F.INV.RT(確率, 自由度1, 自由度2) = F.INV(1-確率, 自由度1, 自由度2)
つまり、右側確率からF値を求める場合は、左側確率を(1-確率)としてF.INV関数を使用することでも同じ結果が得られます。
例:分散分析における有意水準の確認
分散分析の結果、有意水準5%で帰無仮説を棄却するかどうかを判断する場合、F分布の右側確率からF値を求めることが重要です。

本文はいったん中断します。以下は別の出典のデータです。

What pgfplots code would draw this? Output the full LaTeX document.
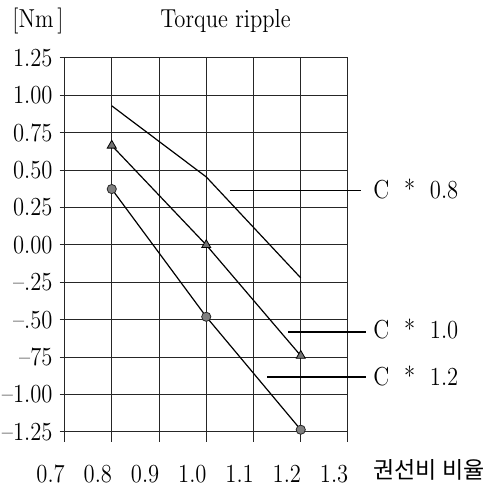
\documentclass[border=0pt]{standalone}
\usepackage{fontspec}
\usepackage{pgfplots}
\pgfplotsset{compat=1.18}
\newfontfamily\kr{Noto Sans CJK KR}
\newlength\px
\setlength\px{0.5pt}
\begin{document}
\begin{tikzpicture}
\useasboundingbox (-59.5\px,-43\px) rectangle (437.5\px,442\px);
\begin{axis}[
  at={(0,0)}, anchor=south west,
  scale only axis,
  width=288.5\px, height=384\px,
  xmin=0.6894, xmax=1.3,
  ymin=-1.317, ymax=1.25,
  axis line style={draw=none},
  tick style={draw=none},
  grid=major,
  grid style={black!85, line width=0.5pt},
  xtick={0.7,0.8,0.9,1.0,1.1,1.2,1.3},
  xticklabels={{0.7\hspace{12pt}},0.8,0.9,1.0,1.1,1.2,1.3},
  ytick={-1.25,-1,-0.75,-0.5,-0.25,0,0.25,0.5,0.75,1,1.25},
  yticklabels={--1.25,--1.00,--75,--.50,--.25,0.00,0.25,0.50,0.75,1.00,1.25},
  tick label style={font=\fontsize{13}{15}\selectfont, xscale=0.87},
  xticklabel style={xshift=-8pt, yshift=-8pt},
  yticklabel style={xshift=-0.5pt},
  clip=false,
]
% C * 0.8
\addplot[black, line width=0.6pt, mark=none] coordinates {(0.8,0.93) (1.0,0.455) (1.2,-0.22)};
% C * 1.0
\addplot[black, line width=0.6pt, mark=triangle*, mark size=2.6pt,
  mark options={fill=black!55, draw=black, line width=0.4pt}] coordinates {(0.8,0.665) (1.0,0.0) (1.2,-0.74)};
% C * 1.2
\addplot[black, line width=0.6pt, mark=*, mark size=2.3pt,
  mark options={fill=black!50, draw=black!85, line width=0.4pt}] coordinates {(0.8,0.374) (1.0,-0.48) (1.2,-1.235)};
% leader lines
\draw[black, line width=0.6pt] (axis cs:1.050,0.363) -- (axis cs:1.3275,0.363);
\draw[black, line width=0.6pt] (axis cs:1.173,-0.582) -- (axis cs:1.338,-0.582);
\draw[black, line width=0.6pt] (axis cs:1.129,-0.882) -- (axis cs:1.338,-0.882);
\node[anchor=west, inner sep=0, font=\fontsize{13}{15}\selectfont, xscale=0.87] at (axis cs:1.353,0.375) {C\ \ *\ \ 0.8};
\node[anchor=west, inner sep=0, font=\fontsize{13}{15}\selectfont, xscale=0.87] at (axis cs:1.353,-0.565) {C\ \ *\ \ 1.0};
\node[anchor=west, inner sep=0, font=\fontsize{13}{15}\selectfont, xscale=0.87] at (axis cs:1.353,-0.875) {C\ \ *\ \ 1.2};
% titles
\node[anchor=base west, inner sep=0, font=\fontsize{13}{15}\selectfont, xscale=0.87] at (axis cs:0.589,1.4505) {[Nm\,]};
\node[anchor=base west, inner sep=0, font=\fontsize{13}{15}\selectfont, xscale=0.87] at (axis cs:0.902,1.4505) {Torque ripple};
\node[anchor=base west, inner sep=0, font=\fontsize{11.5}{13}\selectfont\kr] at (axis cs:1.353,-1.56) {권선비 비율};
\end{axis}
\end{tikzpicture}
\end{document}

例えば、分子の自由度が5、分母の自由度が20の場合、有意水準5%に対応するF値を求めるには、
Excel
=F.INV.RT(0.05,5,20)
と入力します。この結果は約2.71となります。これは、自由度(5, 20)のF分布において、2.71より大きい値を取る確率が5%であることを意味します。つまり、分散分析で得られたF値が2.71より大きければ、有意水準5%で帰無仮説を棄却できます。
F.INV.RT関数の注意点
- 確率は0より大きく1より小さい数値でなければなりません。
- 自由度1と自由度2は正の整数でなければなりません。
- 引数に数値以外の値を指定すると、エラー値 #VALUE! が返されます。
- 確率が0以下または1以上の場合、エラー値 #NUM! が返されます。
- 自由度1または自由度2が1未満の場合、エラー値 #NUM! が返されます。
まとめ
F.INV.RT関数は、F分布における右側確率から対応するF値を簡単に計算できる非常に便利な関数です。分散分析などで頻繁に使用されます。最新のExcelを使用している場合は、F.INV.RT関数を使用し、古いバージョンを使用している場合はFINV関数を使用することを覚えておきましょう。また、左側確率からF値を求める場合はF.INV関数を使用します。
この解説で、F.INV.RT関数とFINV関数について、より深く理解できたかと思います。この情報を活用し、Excelでのデータ分析をより効率的に行いましょう。